### [INSTRUCTIONS FOR THE TASK]
Reproduce every record below exactly as written, but leave out any pictures.
=-=-=
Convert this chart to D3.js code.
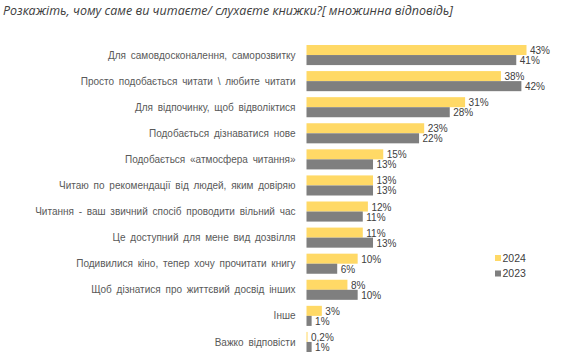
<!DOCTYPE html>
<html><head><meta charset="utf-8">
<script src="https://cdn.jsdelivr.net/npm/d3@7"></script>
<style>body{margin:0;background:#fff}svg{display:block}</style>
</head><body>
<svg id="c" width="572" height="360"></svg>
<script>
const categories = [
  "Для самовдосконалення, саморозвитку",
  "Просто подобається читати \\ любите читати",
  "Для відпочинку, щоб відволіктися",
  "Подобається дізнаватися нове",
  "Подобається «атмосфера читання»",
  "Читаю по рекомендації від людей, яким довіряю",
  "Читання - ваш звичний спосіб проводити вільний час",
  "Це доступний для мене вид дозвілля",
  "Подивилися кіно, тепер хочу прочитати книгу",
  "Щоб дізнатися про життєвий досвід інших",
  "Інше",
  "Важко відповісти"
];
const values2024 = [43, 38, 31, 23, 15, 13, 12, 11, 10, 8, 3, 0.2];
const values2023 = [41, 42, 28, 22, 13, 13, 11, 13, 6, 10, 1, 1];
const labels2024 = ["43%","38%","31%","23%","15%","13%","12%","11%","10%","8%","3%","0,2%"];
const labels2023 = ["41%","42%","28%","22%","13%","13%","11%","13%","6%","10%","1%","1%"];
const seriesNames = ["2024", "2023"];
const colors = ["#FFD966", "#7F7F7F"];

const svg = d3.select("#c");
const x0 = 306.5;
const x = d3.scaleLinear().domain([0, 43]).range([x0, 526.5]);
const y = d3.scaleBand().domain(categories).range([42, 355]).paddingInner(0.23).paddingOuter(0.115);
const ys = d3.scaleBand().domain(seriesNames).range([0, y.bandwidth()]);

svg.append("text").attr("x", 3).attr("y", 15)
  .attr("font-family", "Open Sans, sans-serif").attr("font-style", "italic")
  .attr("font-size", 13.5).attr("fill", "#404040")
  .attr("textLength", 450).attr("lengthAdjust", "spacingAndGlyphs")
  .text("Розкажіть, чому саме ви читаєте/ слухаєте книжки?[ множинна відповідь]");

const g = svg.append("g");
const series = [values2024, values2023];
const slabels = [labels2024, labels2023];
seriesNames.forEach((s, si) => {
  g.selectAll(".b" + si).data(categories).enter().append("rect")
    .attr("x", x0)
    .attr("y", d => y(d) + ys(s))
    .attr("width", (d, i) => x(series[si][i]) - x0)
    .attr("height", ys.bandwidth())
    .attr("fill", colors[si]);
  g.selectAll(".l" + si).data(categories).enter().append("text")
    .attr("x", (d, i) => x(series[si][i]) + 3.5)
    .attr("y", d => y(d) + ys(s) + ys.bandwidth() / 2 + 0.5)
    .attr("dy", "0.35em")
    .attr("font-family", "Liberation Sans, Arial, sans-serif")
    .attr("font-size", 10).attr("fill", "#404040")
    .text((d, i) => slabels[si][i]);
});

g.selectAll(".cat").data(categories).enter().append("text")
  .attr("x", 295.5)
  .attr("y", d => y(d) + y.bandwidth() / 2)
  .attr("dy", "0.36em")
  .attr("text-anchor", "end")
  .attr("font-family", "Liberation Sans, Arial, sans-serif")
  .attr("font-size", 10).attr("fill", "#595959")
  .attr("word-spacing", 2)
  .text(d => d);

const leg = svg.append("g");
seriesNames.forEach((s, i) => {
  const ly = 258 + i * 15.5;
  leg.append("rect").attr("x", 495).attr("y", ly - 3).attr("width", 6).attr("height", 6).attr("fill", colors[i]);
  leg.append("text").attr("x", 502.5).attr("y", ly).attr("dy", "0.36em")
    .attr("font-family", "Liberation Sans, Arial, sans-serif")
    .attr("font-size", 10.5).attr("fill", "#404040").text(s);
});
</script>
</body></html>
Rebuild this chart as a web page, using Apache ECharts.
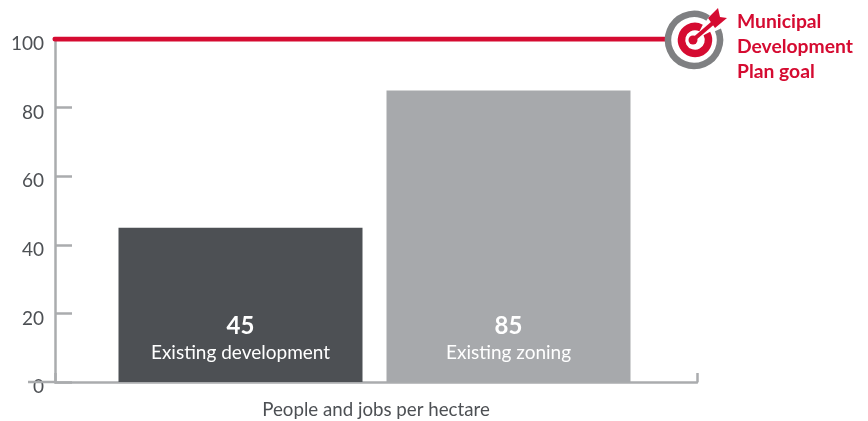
=-=-=
### [EXERCISE SOLUTION]
Convert this chart to D3.js code.
<!DOCTYPE html>
<html><head><meta charset="utf-8">
<script src="https://cdn.jsdelivr.net/npm/d3@7"></script>
<style>body{margin:0;background:#fff}svg{display:block}</style>
</head><body>
<svg id="c" width="572" height="360"></svg>
<script>
const categories = [
  "Для самовдосконалення, саморозвитку",
  "Просто подобається читати \\ любите читати",
  "Для відпочинку, щоб відволіктися",
  "Подобається дізнаватися нове",
  "Подобається «атмосфера читання»",
  "Читаю по рекомендації від людей, яким довіряю",
  "Читання - ваш звичний спосіб проводити вільний час",
  "Це доступний для мене вид дозвілля",
  "Подивилися кіно, тепер хочу прочитати книгу",
  "Щоб дізнатися про життєвий досвід інших",
  "Інше",
  "Важко відповісти"
];
const values2024 = [43, 38, 31, 23, 15, 13, 12, 11, 10, 8, 3, 0.2];
const values2023 = [41, 42, 28, 22, 13, 13, 11, 13, 6, 10, 1, 1];
const labels2024 = ["43%","38%","31%","23%","15%","13%","12%","11%","10%","8%","3%","0,2%"];
const labels2023 = ["41%","42%","28%","22%","13%","13%","11%","13%","6%","10%","1%","1%"];
const seriesNames = ["2024", "2023"];
const colors = ["#FFD966", "#7F7F7F"];

const svg = d3.select("#c");
const x0 = 306.5;
const x = d3.scaleLinear().domain([0, 43]).range([x0, 526.5]);
const y = d3.scaleBand().domain(categories).range([42, 355]).paddingInner(0.23).paddingOuter(0.115);
const ys = d3.scaleBand().domain(seriesNames).range([0, y.bandwidth()]);

svg.append("text").attr("x", 3).attr("y", 15)
  .attr("font-family", "Open Sans, sans-serif").attr("font-style", "italic")
  .attr("font-size", 13.5).attr("fill", "#404040")
  .attr("textLength", 450).attr("lengthAdjust", "spacingAndGlyphs")
  .text("Розкажіть, чому саме ви читаєте/ слухаєте книжки?[ множинна відповідь]");

const g = svg.append("g");
const series = [values2024, values2023];
const slabels = [labels2024, labels2023];
seriesNames.forEach((s, si) => {
  g.selectAll(".b" + si).data(categories).enter().append("rect")
    .attr("x", x0)
    .attr("y", d => y(d) + ys(s))
    .attr("width", (d, i) => x(series[si][i]) - x0)
    .attr("height", ys.bandwidth())
    .attr("fill", colors[si]);
  g.selectAll(".l" + si).data(categories).enter().append("text")
    .attr("x", (d, i) => x(series[si][i]) + 3.5)
    .attr("y", d => y(d) + ys(s) + ys.bandwidth() / 2 + 0.5)
    .attr("dy", "0.35em")
    .attr("font-family", "Liberation Sans, Arial, sans-serif")
    .attr("font-size", 10).attr("fill", "#404040")
    .text((d, i) => slabels[si][i]);
});

g.selectAll(".cat").data(categories).enter().append("text")
  .attr("x", 295.5)
  .attr("y", d => y(d) + y.bandwidth() / 2)
  .attr("dy", "0.36em")
  .attr("text-anchor", "end")
  .attr("font-family", "Liberation Sans, Arial, sans-serif")
  .attr("font-size", 10).attr("fill", "#595959")
  .attr("word-spacing", 2)
  .text(d => d);

const leg = svg.append("g");
seriesNames.forEach((s, i) => {
  const ly = 258 + i * 15.5;
  leg.append("rect").attr("x", 495).attr("y", ly - 3).attr("width", 6).attr("height", 6).attr("fill", colors[i]);
  leg.append("text").attr("x", 502.5).attr("y", ly).attr("dy", "0.36em")
    .attr("font-family", "Liberation Sans, Arial, sans-serif")
    .attr("font-size", 10.5).attr("fill", "#404040").text(s);
});
</script>
</body></html>
Rebuild this chart as a web page, using Apache ECharts.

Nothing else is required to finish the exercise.